Work instructions:
Out of the lines below, please list those that hold the string "this".
** start Provided material **
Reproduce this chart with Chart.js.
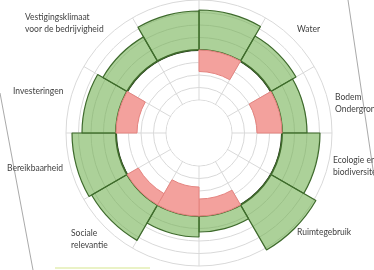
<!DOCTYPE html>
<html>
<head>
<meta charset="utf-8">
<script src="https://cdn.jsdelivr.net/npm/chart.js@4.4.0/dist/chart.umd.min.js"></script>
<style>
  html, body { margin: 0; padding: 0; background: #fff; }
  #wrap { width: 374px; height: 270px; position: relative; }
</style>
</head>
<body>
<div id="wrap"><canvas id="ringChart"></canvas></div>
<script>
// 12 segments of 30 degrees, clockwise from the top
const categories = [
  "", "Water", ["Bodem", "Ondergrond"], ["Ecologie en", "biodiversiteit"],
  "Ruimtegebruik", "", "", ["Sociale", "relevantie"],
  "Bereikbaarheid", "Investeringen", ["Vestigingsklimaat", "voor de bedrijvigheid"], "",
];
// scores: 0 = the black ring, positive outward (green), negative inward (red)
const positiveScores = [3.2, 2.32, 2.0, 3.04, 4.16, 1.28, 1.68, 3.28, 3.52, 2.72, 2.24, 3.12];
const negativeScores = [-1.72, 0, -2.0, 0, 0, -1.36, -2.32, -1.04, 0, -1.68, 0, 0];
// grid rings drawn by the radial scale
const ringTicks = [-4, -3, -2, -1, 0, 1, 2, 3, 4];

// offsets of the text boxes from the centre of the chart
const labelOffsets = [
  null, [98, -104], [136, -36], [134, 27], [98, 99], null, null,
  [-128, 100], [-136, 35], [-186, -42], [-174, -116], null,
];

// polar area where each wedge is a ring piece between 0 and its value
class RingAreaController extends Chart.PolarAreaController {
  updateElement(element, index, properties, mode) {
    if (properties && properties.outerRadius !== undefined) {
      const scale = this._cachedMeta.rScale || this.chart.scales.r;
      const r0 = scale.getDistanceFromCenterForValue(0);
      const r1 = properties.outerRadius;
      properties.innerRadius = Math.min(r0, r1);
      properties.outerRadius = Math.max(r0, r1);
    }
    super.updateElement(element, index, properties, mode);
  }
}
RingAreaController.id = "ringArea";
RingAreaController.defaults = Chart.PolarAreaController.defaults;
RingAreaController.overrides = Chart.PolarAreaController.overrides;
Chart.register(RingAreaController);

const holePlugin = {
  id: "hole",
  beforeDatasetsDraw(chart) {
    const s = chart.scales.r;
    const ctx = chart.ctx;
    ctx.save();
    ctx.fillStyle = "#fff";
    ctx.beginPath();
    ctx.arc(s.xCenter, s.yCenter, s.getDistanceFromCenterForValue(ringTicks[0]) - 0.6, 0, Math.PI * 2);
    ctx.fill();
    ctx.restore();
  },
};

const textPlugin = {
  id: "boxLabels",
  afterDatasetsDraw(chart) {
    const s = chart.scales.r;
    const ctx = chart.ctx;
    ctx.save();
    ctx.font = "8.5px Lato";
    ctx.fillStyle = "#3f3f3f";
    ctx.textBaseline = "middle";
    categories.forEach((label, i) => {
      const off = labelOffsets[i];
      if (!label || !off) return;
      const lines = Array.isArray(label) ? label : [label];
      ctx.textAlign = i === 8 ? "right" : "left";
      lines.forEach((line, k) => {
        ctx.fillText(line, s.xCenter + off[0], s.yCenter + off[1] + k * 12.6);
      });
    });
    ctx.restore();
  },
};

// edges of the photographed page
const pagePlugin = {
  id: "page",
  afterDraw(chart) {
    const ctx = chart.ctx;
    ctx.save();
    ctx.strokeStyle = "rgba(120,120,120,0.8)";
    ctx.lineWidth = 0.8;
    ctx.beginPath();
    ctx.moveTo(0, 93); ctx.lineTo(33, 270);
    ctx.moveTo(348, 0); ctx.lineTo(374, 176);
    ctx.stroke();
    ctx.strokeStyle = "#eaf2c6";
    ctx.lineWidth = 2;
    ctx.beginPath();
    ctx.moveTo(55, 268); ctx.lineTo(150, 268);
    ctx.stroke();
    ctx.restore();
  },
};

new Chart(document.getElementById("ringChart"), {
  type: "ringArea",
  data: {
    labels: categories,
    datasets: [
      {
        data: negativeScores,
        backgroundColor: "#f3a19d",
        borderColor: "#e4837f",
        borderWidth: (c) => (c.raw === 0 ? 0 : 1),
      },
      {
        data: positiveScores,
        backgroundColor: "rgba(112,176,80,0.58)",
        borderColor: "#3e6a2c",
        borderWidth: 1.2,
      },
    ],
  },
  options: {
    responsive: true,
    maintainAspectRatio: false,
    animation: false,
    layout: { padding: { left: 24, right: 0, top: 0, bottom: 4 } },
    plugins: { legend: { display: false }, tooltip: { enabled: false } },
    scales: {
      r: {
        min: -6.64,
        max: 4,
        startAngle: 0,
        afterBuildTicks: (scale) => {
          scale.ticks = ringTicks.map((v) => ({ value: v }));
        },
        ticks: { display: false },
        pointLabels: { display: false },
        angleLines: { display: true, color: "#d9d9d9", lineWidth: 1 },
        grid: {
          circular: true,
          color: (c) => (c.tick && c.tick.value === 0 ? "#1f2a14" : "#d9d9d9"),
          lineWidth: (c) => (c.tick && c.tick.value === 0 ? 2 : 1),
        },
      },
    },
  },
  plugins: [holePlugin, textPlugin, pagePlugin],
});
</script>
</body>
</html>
** end Provided material **
Response to the exercise:
Reproduce this chart with Chart.js.
      const scale = this._cachedMeta.rScale || this.chart.scales.r;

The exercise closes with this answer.